Saturday night retreating to a WARM hotel room and HOT shower was extraordinarily welcome. Sunday dawned warmer & as the day went on, warmer still. I was able to wear not so many layers, and even shed some, though it never got all THAT warm. I had a chance to spend time with some of the performers who were known to me. Bill Schilling was giving a workshop most of the time, from what I could gather - some of it filling in for some no-shows. I sat in on his Bowed Psaltery workshop. I was intrigued by a man who'd built his himself from plans he "found online" as a sort of warm up exercise to building himself a hammer dulcimer. His psaltery range was from C to C- which I'd never seen before. I had a good case of WANT. I've still got the plans for my alto psaltery - wonder how hard it'd be to do another one with a change of range? Marge Diamond was being her cheerful dulcimer playing self. I was most surprised by a trio made up of folks from the Akron/Kent area I've known for years - but not as a trio. Ed Bray and his wife Elaine joined up with (known mostly as a bass player) Barb Withee. All three of them multi instrumentalists, and all three doing vocals. I don't know that I've ever heard Barb sing like that before, and I was delighted. I was fond of the repertoire they were performing and hope to get a chance to sing with them later this year. Their set was the last thing I was able to attend. Matt Watroba was leading a song circle till later in the day, but I had to head home for a band rehearsal Sunday night - going directly from festival to rehearsal.
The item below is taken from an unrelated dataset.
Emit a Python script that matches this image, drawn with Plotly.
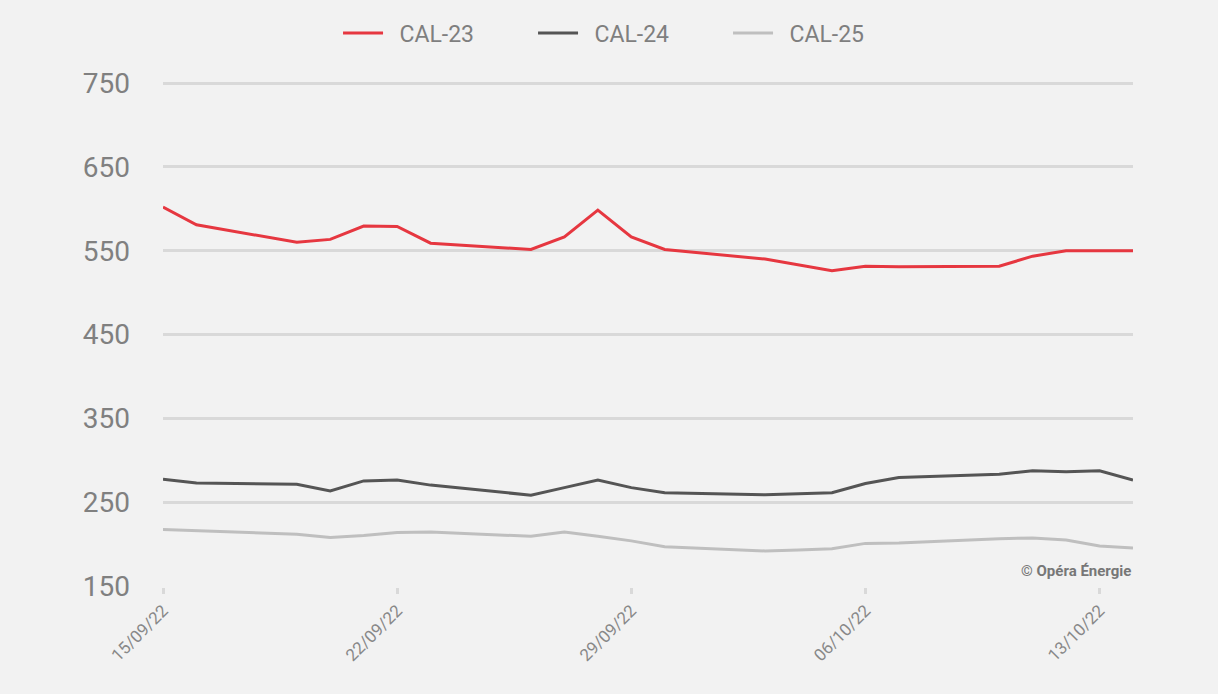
import plotly.graph_objects as go

dates = ["2022-09-15", "2022-09-16", "2022-09-19", "2022-09-20", "2022-09-21", "2022-09-22",
         "2022-09-23", "2022-09-26", "2022-09-27", "2022-09-28", "2022-09-29", "2022-09-30",
         "2022-10-03", "2022-10-04", "2022-10-05", "2022-10-06", "2022-10-07", "2022-10-10",
         "2022-10-11", "2022-10-12", "2022-10-13", "2022-10-14"]

cal23 = [602, 581, 560, 563.5, 579.5, 579, 559, 551.5, 566.5, 598.5, 566.5, 551.5,
         540, 533, 526, 531.5, 531, 531.5, 543.5, 550, 550, 550]
cal24 = [277.5, 273, 271.5, 263.5, 275.5, 276.5, 270.5, 258.5, 267.5, 276.5, 267.5, 261.5,
         259, 260, 261.5, 272.5, 279.5, 283.5, 287.5, 286.5, 287.5, 276.5]
cal25 = [217.5, 216, 212, 208, 210.5, 214, 214.5, 209.5, 214.5, 209.5, 204, 197,
         192, 193, 194.5, 201, 201.5, 206.5, 207.5, 205, 198, 195.5]

series = [("CAL-23", cal23, "#e63740"), ("CAL-24", cal24, "#555555"), ("CAL-25", cal25, "#bfbfbf")]

tick_vals = ["2022-09-15", "2022-09-22", "2022-09-29", "2022-10-06", "2022-10-13"]
tick_text = ["15/09/22", "22/09/22", "29/09/22", "06/10/22", "13/10/22"]
y_ticks = [150, 250, 350, 450, 550, 650, 750]

fig = go.Figure()
for name, vals, col in series:
    fig.add_trace(go.Scatter(x=dates, y=vals, name="\u00a0\u00a0" + name, mode="lines",
                             line=dict(color=col, width=3)))

fig.update_layout(
    width=1218, height=694,
    paper_bgcolor="#f2f2f2", plot_bgcolor="#f2f2f2",
    margin=dict(l=163, r=85, t=82, b=107),
    font=dict(family="Roboto, sans-serif", color="#808080"),
    legend=dict(orientation="h", x=0.482, xanchor="center",
                yref="container", y=1 - 33 / 694, yanchor="middle",
                font=dict(size=23, color="#7f7f7f"), itemwidth=40,
                entrywidth=140, bgcolor="rgba(0,0,0,0)"),
    showlegend=True,
)

fig.update_xaxes(
    type="date", range=["2022-09-15", "2022-10-14"],
    tickvals=tick_vals, ticktext=tick_text, tickangle=-45,
    tickfont=dict(size=17, color="#888888"),
    showgrid=False, zeroline=False,
    ticks="outside", ticklen=6, tickwidth=3, tickcolor="#d9d9d9",
    showline=False,
)
fig.update_yaxes(
    range=[149, 751.2], tickvals=y_ticks,
    tickfont=dict(size=28, color="#808080"),
    showgrid=True, gridcolor="#d9d9d9", gridwidth=3,
    zeroline=False, ticks="", ticklabelstandoff=32,
)

fig.add_annotation(text="<b>© Opéra Énergie</b>", xref="paper", yref="paper",
                   x=1.0, y=0.0, xanchor="right", yanchor="bottom", yshift=5,
                   showarrow=False, font=dict(size=15, color="#777777"))

fig.write_html("out.html", config={"displayModeBar": False},
               post_script="document.body.style.margin='0';")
It was peculiar to be at a festival where I had no job/responsibility & could roam freely and only have to worry about getting to what I wanted to see on time. Of the dozens of festivals I've been at, I think this was perhaps only the third or fourth time that'd been the case. I was surpised at how much I didn't miss the responsibilty part, possibly because it was a new-to-me venue. Or, it's one more sign of leading a very different sort of life in this decade.